Known as the architect of shock-rock, Alice (in both the original Alice Cooper band and as a solo artist) has rattled the cages and undermined the authority of generations of guardians of the status quo, continuing to surprise fans and exude danger at every turn, like a great horror movie, even in an era where CNN can present real life shocking images.
With the Stones-like swagger of songs like "Catch Me If You Can" and "I'm Hungry," Alice plumbs his roots in twisted garage-band rock roll. "Before we recorded a single note as Alice Cooper, we were playing stuff we learned from the Animals, the Yardbirds, the Who and the Stones in bars," he recalls. "There's always a lot of their influence in my songwriting."
Of course, if you ask Alice about HIS influence on so many artists, when you recount the story of how a young Johnny Rotten auditioned for the Sex Pistols by singing "I'm Eighteen," or you try to list the many bands that have followed through the doors he opened, you might get told "don't blame me for all of them!"

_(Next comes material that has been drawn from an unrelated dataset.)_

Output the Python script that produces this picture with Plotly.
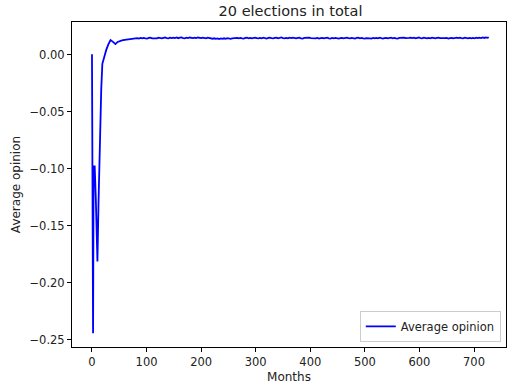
import plotly.graph_objects as go

title = "20 elections in total"
series_name = "Average opinion"

early_months = [0, 2, 3, 5, 7, 10, 12, 15, 17, 19, 22, 26, 30, 34, 38, 43, 47, 50, 55, 60, 64, 68, 72, 76]
early_values = [0.0005, -0.2445, -0.098, -0.098, -0.126, -0.1815, -0.13, -0.06, -0.03, -0.008,
                -0.002, 0.004, 0.009, 0.0128, 0.0115, 0.0093, 0.0112, 0.0118, 0.0125, 0.0130,
                0.0133, 0.0131, 0.0136, 0.0138]

late_months = list(range(80, 726, 3)) + [727]
late_values = [
    0.0141, 0.0145, 0.0142, 0.0147, 0.0143, 0.0148, 0.0144, 0.0142, 0.0147, 0.0149, 0.0144, 0.0143,
    0.0148, 0.0144, 0.0150, 0.0145, 0.0143, 0.0148, 0.0151, 0.0146, 0.0144, 0.0149, 0.0145, 0.0150,
    0.0146, 0.0151, 0.0145, 0.0149, 0.0152, 0.0146, 0.0144, 0.0150, 0.0146, 0.0151, 0.0147, 0.0145,
    0.0150, 0.0146, 0.0151, 0.0147, 0.0145, 0.0150, 0.0146, 0.0144, 0.0149, 0.0145, 0.0142, 0.0140,
    0.0144, 0.0139, 0.0143, 0.0138, 0.0143, 0.0139, 0.0144, 0.0140, 0.0145, 0.0141, 0.0139, 0.0144,
    0.0146, 0.0142, 0.0147, 0.0143, 0.0148, 0.0144, 0.0142, 0.0147, 0.0149, 0.0144, 0.0148, 0.0143,
    0.0147, 0.0150, 0.0145, 0.0143, 0.0148, 0.0144, 0.0149, 0.0145, 0.0142, 0.0147, 0.0150, 0.0146,
    0.0143, 0.0147, 0.0149, 0.0144, 0.0148, 0.0151, 0.0145, 0.0143, 0.0148, 0.0144, 0.0149, 0.0145,
    0.0150, 0.0146, 0.0143, 0.0147, 0.0149, 0.0144, 0.0142, 0.0147, 0.0149, 0.0145, 0.0150, 0.0146,
    0.0144, 0.0148, 0.0143, 0.0147, 0.0142, 0.0146, 0.0148, 0.0143, 0.0147, 0.0149, 0.0144, 0.0142,
    0.0147, 0.0143, 0.0148, 0.0144, 0.0141, 0.0146, 0.0148, 0.0143, 0.0147, 0.0150, 0.0145, 0.0143,
    0.0148, 0.0144, 0.0142, 0.0147, 0.0149, 0.0144, 0.0148, 0.0143, 0.0141, 0.0146, 0.0148, 0.0144,
    0.0142, 0.0147, 0.0143, 0.0148, 0.0144, 0.0149, 0.0145, 0.0142, 0.0146, 0.0148, 0.0143, 0.0147,
    0.0149, 0.0144, 0.0148, 0.0144, 0.0142, 0.0147, 0.0149, 0.0145, 0.0150, 0.0146, 0.0144, 0.0148,
    0.0150, 0.0145, 0.0149, 0.0144, 0.0148, 0.0151, 0.0146, 0.0144, 0.0149, 0.0145, 0.0143, 0.0148,
    0.0144, 0.0149, 0.0145, 0.0143, 0.0147, 0.0150, 0.0146, 0.0144, 0.0141, 0.0145, 0.0147, 0.0142,
    0.0146, 0.0148, 0.0143, 0.0147, 0.0149, 0.0145, 0.0150, 0.0146, 0.0144, 0.0149, 0.0145, 0.0143,
    0.0147, 0.0143, 0.0148, 0.0144, 0.0149, 0.0145, 0.0150, 0.0146, 0.0151, 0.0147, 0.0152, 0.0148,
    0.0153,
]

x_ticks = [0, 100, 200, 300, 400, 500, 600, 700]
y_ticks = [0.00, -0.05, -0.10, -0.15, -0.20, -0.25]

months = early_months + late_months
values = early_values + late_values

font = "DejaVu Sans, Verdana, sans-serif"

fig = go.Figure()
fig.add_trace(go.Scatter(
    x=months, y=values, mode="lines", name=series_name,
    line=dict(color="#0000ff", width=1.8),
    showlegend=True,
))

axis_common = dict(
    showgrid=False, zeroline=False, showline=True, linecolor="black", linewidth=1,
    mirror=True, ticks="outside", ticklen=4, tickcolor="black", tickwidth=1,
    tickfont=dict(family=font, size=11.5, color="#222222"), automargin=False,
)

fig.update_layout(
    width=507, height=390,
    margin=dict(l=72, r=1, t=22, b=43, autoexpand=False),
    paper_bgcolor="white", plot_bgcolor="white",
    title=dict(text=title, x=0.573, xanchor="center", xref="container",
               y=0.972, yanchor="middle", yref="container", automargin=False,
               font=dict(family=font, size=14.5, color="#222222")),
    xaxis=dict(range=[-36.6, 758.6], tickvals=x_ticks,
               title=dict(text="Months", font=dict(family=font, size=12, color="#222222"), standoff=4),
               **axis_common),
    yaxis=dict(range=[-0.2565, 0.0287], tickvals=y_ticks, tickformat=".2f",
               title=dict(text="Average opinion", font=dict(family=font, size=12, color="#222222"), standoff=6),
               **axis_common),
    legend=dict(x=0.988, y=0.016, xanchor="right", yanchor="bottom",
                bgcolor="rgba(255,255,255,0.8)", bordercolor="#cccccc", borderwidth=1,
                font=dict(family=font, size=11.5, color="#222222")),
)

fig.write_html("out.html", config={"displayModeBar": False},
               post_script="document.body.style.margin='0';document.body.style.overflow='hidden';")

As he heads back out on the concert trail again this year now that "Along Came a Spider" is unleashed, Alice insists he's still motivated to continue touring and making albums, as well as making time for such side projects as Cooper'stown (his Phoenix-based restaurant/sports bar), his Alice Cooper: Golf Monster book, and his Nights With Alice Cooper nightly radio show, syndicated domestically and worldwide on over 100 stations.
"If there's nothing standing in my way, why not?," he shrugs. "It's what I love doing. And no one puts on a show as good as ours, musically and visually. I'm glad to be an elder statesman, and a healthy one. I look to guys like Ozzy, Iggy and Steven Tyler as fellow survivors. We're carnivores, not dinosaurs. We eat whatever bands are in our path."
With his influence on rock roll long since acknowledged, there is little that Alice Cooper hasn't achieved in his remarkable career, including platinum albums, sold-out tours and any number of honors and career achievement awards.
Along Came a Spider, the 25th album of a remarkable career with uncountable highlights, may require him to make more room on the mantelpiece for yet more hardware.